Accordingly, in line with these developments and lines of arguments, if there has been an invitation, an intervention by ECOWAS may be arguably seen to be in accordance with international law. Different reasons for this conclusion may be advanced. One could read the incident as an additional example of State practice heralding the farewell of effectiveness as decisive criterion and turning to the criterion of legitimacy. But this seems not to be the main motivation. Strikingly, the Security Council does use the word “legitimate” other than when determining that Jammeh is no longer the “legitimate president.” Unlike to comparable incidents (e.g. Yemen Res 2216 (2015)) Barrow is not explicitly endorsed as “legitimate president”. Hence, I submit that the best understanding of the Gambian crisis, avoiding difficulties of legitimacy and effectiveness, is the following: accepting the Security Council’s assessment as a decisive indicator (amongst others), the non-prohibitive non-authorization, indirectly opening and strengthening the alternative avenue of the doctrine of intervention by invitation, eventually leads to the international community’s acceptance of ECOWAS intervention being in accordance with international law.

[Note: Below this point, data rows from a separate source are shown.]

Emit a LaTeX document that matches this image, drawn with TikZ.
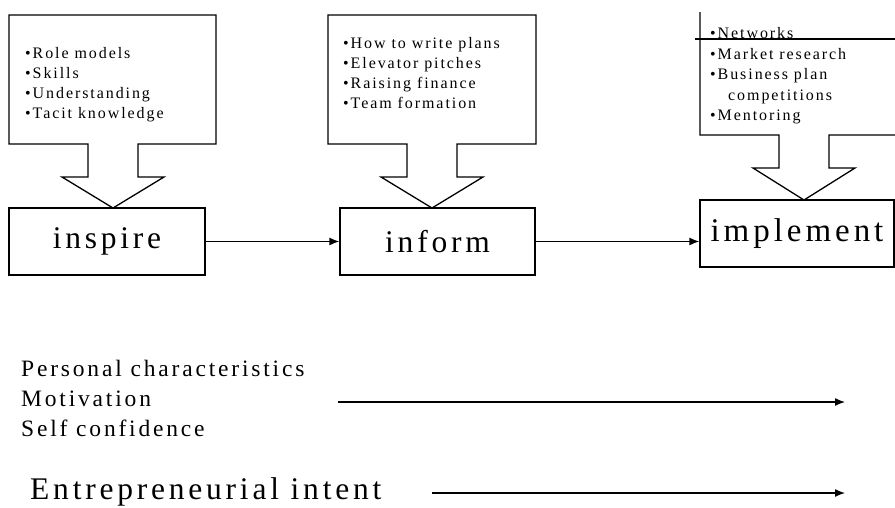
\documentclass[tikz,border=0pt]{standalone}
\usepackage{fontspec}
\setmainfont{Liberation Serif}
\newfontfamily\spaced{Liberation Serif}[LetterSpace=12]
\usetikzlibrary{arrows.meta}
\def\dropbox(#1,#2,#3,#4,#5){\draw[line width=1.3pt] (#1,#2) -- (#3,#2) -- (#3,#4) -- (#5+25,#4) -- (#5+25,#4+33) -- (#5+51,#4+33) -- (#5,#4+64) -- (#5-51,#4+33) -- (#5-25,#4+33) -- (#5-25,#4) -- (#1,#4) -- cycle;}
\tikzset{
	stage/.style={draw, line width=1.3pt, minimum height=67pt, inner sep=0pt, font=\spaced\fontsize{31.5}{40}\selectfont},
	bullets/.style={anchor=west, align=left, inner sep=0pt, font=\spaced\fontsize{16}{20}\selectfont},
	flow/.style={line width=1.3pt, -{Latex[length=10pt,width=8pt]}}
}

\begin{document}
\begin{tikzpicture}[x=1pt, y=-1pt]
			%%%%% START %%%%%
			\useasboundingbox (0,0) rectangle (895,507);
			\clip (0,0) rectangle (895,507);
			
			\dropbox(9,15,216,144,113);
			\node[bullets] (inspirelist) at (25,85) {•Role models\\•Skills\\•Understanding\\•Tacit knowledge};
			
			\dropbox(328,15,536,144,432);
			\node[bullets] (informlist) at (343,73) {•How to write plans\\•Elevator pitches\\•Raising finance\\•Team formation};
			
			\draw[line width=1.3pt] (700,12) -- (700,135) -- (779,135) -- (779,168) -- (753,168) -- (804,200) -- (855,168) -- (829,168) -- (829,135) -- (895,135);
			\draw[line width=1.3pt] (695,39) -- (895,39);
			\node[bullets, font=\spaced\fontsize{16}{20.5}\selectfont] (implementlist) at (710,76) {•Networks\\•Market research\\•Business plan\\\hspace{18pt}competitions\\•Mentoring};
			
			\node[stage, minimum width=196pt] (inspire) at (107,241.5) {inspire};
			\node[stage, minimum width=195pt] (inform) at (437.5,241.5) {inform};
			\node[stage, minimum width=194pt, font=\spaced\fontsize{33}{40}\selectfont] (implement) at (797,233.5) {implement};
			
			\draw[flow] (inspire.east) -- (inform.west);
			\draw[flow] (inform.east) -- (inform.east -| implement.west);
			
			\node[anchor=west, align=left, inner sep=0pt, font=\spaced\fontsize{23.5}{30}\selectfont] (traits) at (21,398) {Personal characteristics\\Motivation\\Self confidence};
			\coordinate (traitsstart) at (338,402);
			\coordinate (traitsend) at (845,402);
			\draw[flow] (traitsstart) -- (traitsend);
			
			\node[anchor=west, inner sep=0pt, font=\spaced\fontsize{31.5}{36}\selectfont] (intent) at (30,492) {Entrepreneurial intent};
			\coordinate (intentstart) at (432,493);
			\coordinate (intentend) at (845,493);
			\draw[flow] (intentstart) -- (intentend);
			
			%%%%% END %%%%%
\end{tikzpicture}
\end{document}
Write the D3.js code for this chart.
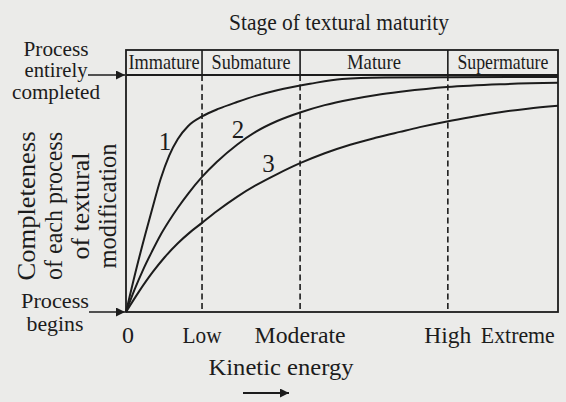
<!DOCTYPE html>
<html>
<head>
<meta charset="utf-8">
<script src="https://cdn.jsdelivr.net/npm/d3@7"></script>
<style>
  html, body { margin: 0; padding: 0; background: #ebebe9; }
  svg { display: block; }
  text { font-family: "Liberation Serif", "DejaVu Serif", serif; fill: #1c1c1c; }
</style>
</head>
<body>
<svg id="chart" width="566" height="402"></svg>
<script>
// ---- data ----
const energyTicks = ["0", "Low", "Moderate", "High", "Extreme"];
const energyValues = [0, 17.6, 40.3, 74.5, 90.7];
const stages = ["Immature", "Submature", "Mature", "Supermature"];
const stageBounds = [0, 17.6, 40.3, 74.5, 100];

const curve1X = [0, 2.5, 4.5, 6, 8, 10, 12, 14.4, 17.6, 21.5, 25.7, 30, 35, 42.6, 50, 60, 75, 100];
const curve1Y = [0, 19, 33, 43, 56, 66, 73, 78.5, 82.5, 85.8, 88.6, 91.2, 93.6, 96.3, 98.3, 98.9, 99.1, 99.2];
const curve2X = [0, 2, 4, 6, 8, 10, 12, 14.5, 17.6, 21, 25.7, 30, 35, 40.3, 46, 52, 58, 64, 74.3, 86.6, 100];
const curve2Y = [0, 9.5, 18, 25.5, 32.5, 38.5, 44, 50.2, 57, 63.3, 70.6, 76, 80.6, 84.2, 87.3, 89.7, 91.6, 93, 94.9, 96.1, 96.7];
const curve3X = [0, 3, 6.25, 9, 12, 14.8, 17.6, 21, 25.7, 30, 35, 40.3, 46, 51.9, 58, 63.4, 68, 74.3, 80, 86.6, 93, 100];
const curve3Y = [0, 8.6, 17, 23.2, 29, 33.6, 37.6, 42.5, 48.6, 53.4, 58.2, 62.8, 67, 70.6, 73.6, 76, 78, 80.4, 82.3, 84.3, 85.8, 87];
const curveNames = ["1", "2", "3"];
const curveLabelX = [9.0, 25.9, 33.0];
const curveLabelY = [68.4, 73.4, 59.1];

// ---- layout ----
const svg = d3.select("#chart");
const ink = "#1c1c1c";
const x = d3.scaleLinear().domain([0, 100]).range([126, 558]);
const y = d3.scaleLinear().domain([0, 100]).range([312, 75]);
const headerH = 25;

function txt(sel, len) {
  return sel.attr("textLength", len).attr("lengthAdjust", "spacingAndGlyphs");
}

const defs = svg.append("defs");
defs.append("marker").attr("id", "arr").attr("viewBox", "0 0 10 10")
  .attr("refX", 10).attr("refY", 5).attr("markerWidth", 10).attr("markerHeight", 9)
  .attr("markerUnits", "userSpaceOnUse").attr("orient", "auto")
  .append("path").attr("d", "M0,0 L10,5 L0,10 Z").attr("fill", ink);

// title
txt(svg.append("text").attr("x", 339).attr("y", 30).attr("text-anchor", "middle")
  .attr("font-size", 24).text("Stage of textural maturity"), 220);

// frame + header band
const hTop = y(100) - headerH;
svg.append("rect").attr("x", x(0)).attr("y", hTop)
  .attr("width", x(100) - x(0)).attr("height", y(0) - hTop)
  .attr("fill", "none").attr("stroke", ink).attr("stroke-width", 1.8);
svg.append("line").attr("x1", x(0)).attr("x2", x(100)).attr("y1", y(100)).attr("y2", y(100))
  .attr("stroke", ink).attr("stroke-width", 1.8);

const inner = stageBounds.slice(1, -1);
svg.selectAll(".hdiv").data(inner).join("line")
  .attr("x1", d => x(d)).attr("x2", d => x(d)).attr("y1", hTop).attr("y2", y(100))
  .attr("stroke", ink).attr("stroke-width", 1.6);
svg.selectAll(".ddiv").data(inner).join("line")
  .attr("x1", d => x(d)).attr("x2", d => x(d)).attr("y1", y(100)).attr("y2", y(0))
  .attr("stroke", ink).attr("stroke-width", 1.6).attr("stroke-dasharray", "6,3.5");

const stageW = [71, 79, 54, 91];
svg.selectAll(".stage").data(stages).join("text")
  .attr("x", (d, i) => (x(stageBounds[i]) + x(stageBounds[i + 1])) / 2)
  .attr("y", y(100) - 6).attr("text-anchor", "middle").attr("font-size", 21)
  .attr("textLength", (d, i) => stageW[i]).attr("lengthAdjust", "spacingAndGlyphs")
  .text(d => d);

// curves
const line = d3.line().x(d => x(d[0])).y(d => y(d[1])).curve(d3.curveMonotoneX);
const curves = [[curve1X, curve1Y], [curve2X, curve2Y], [curve3X, curve3Y]];
svg.selectAll(".curve").data(curves).join("path")
  .attr("d", c => line(c[0].map((v, i) => [v, c[1][i]])))
  .attr("fill", "none").attr("stroke", ink).attr("stroke-width", 2);

svg.selectAll(".clabel").data(curveNames).join("text")
  .attr("x", (d, i) => x(curveLabelX[i])).attr("y", (d, i) => y(curveLabelY[i]))
  .attr("text-anchor", "middle").attr("font-size", 25).text(d => d);

// x tick labels
const tickW = [12, 39, 91, 47, 74];
svg.selectAll(".xt").data(energyTicks).join("text")
  .attr("x", (d, i) => x(energyValues[i]) + (i === 0 ? 2 : 0)).attr("y", 343)
  .attr("text-anchor", "middle").attr("font-size", 24)
  .attr("textLength", (d, i) => tickW[i]).attr("lengthAdjust", "spacingAndGlyphs")
  .text(d => d);

txt(svg.append("text").attr("x", 281).attr("y", 375).attr("text-anchor", "middle")
  .attr("font-size", 24).text("Kinetic energy"), 145);
svg.append("line").attr("x1", 243).attr("x2", 289).attr("y1", 393).attr("y2", 393)
  .attr("stroke", ink).attr("stroke-width", 2).attr("marker-end", "url(#arr)");

// left labels
const topLbl = ["Process", "entirely", "completed"];
const topW = [65, 63, 88];
svg.selectAll(".tl").data(topLbl).join("text")
  .attr("x", 56).attr("y", (d, i) => [56, 77, 99][i])
  .attr("text-anchor", "middle").attr("font-size", 20)
  .attr("textLength", (d, i) => topW[i]).attr("lengthAdjust", "spacingAndGlyphs")
  .text(d => d);
svg.append("line").attr("x1", 88).attr("x2", x(0) - 1).attr("y1", y(100)).attr("y2", y(100))
  .attr("stroke", ink).attr("stroke-width", 1.6).attr("marker-end", "url(#arr)");

const botLbl = ["Process", "begins"];
const botW = [68, 57];
svg.selectAll(".bl").data(botLbl).join("text")
  .attr("x", 55).attr("y", (d, i) => [308, 331][i])
  .attr("text-anchor", "middle").attr("font-size", 21)
  .attr("textLength", (d, i) => botW[i]).attr("lengthAdjust", "spacingAndGlyphs")
  .text(d => d);
svg.append("line").attr("x1", 89).attr("x2", x(0) - 1).attr("y1", y(0)).attr("y2", y(0))
  .attr("stroke", ink).attr("stroke-width", 1.6).attr("marker-end", "url(#arr)");

// y axis label (rotated)
const yLbl = ["Completeness", "of each process", "of textural", "modification"];
const yW = [149, 148, 107, 125];
svg.selectAll(".yl").data(yLbl).join("text")
  .attr("transform", (d, i) => `translate(${[35, 62, 89, 116][i]},206) rotate(-90)`)
  .attr("text-anchor", "middle").attr("font-size", 25)
  .attr("textLength", (d, i) => yW[i]).attr("lengthAdjust", "spacingAndGlyphs")
  .text(d => d);
</script>
</body>
</html>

So, yes, the justification of “intervention by invitation” alone may be seen to stand on shaky grounds. But, no, the international community does not “not care” about the legality. Rather, it provides a strategy to legally resort to military force if diplomatic means fail – yet, admittedly, only for the time after inauguration, leaving the problem of the threat to use force unresolved. It is another question though, whether this strategy is commendable.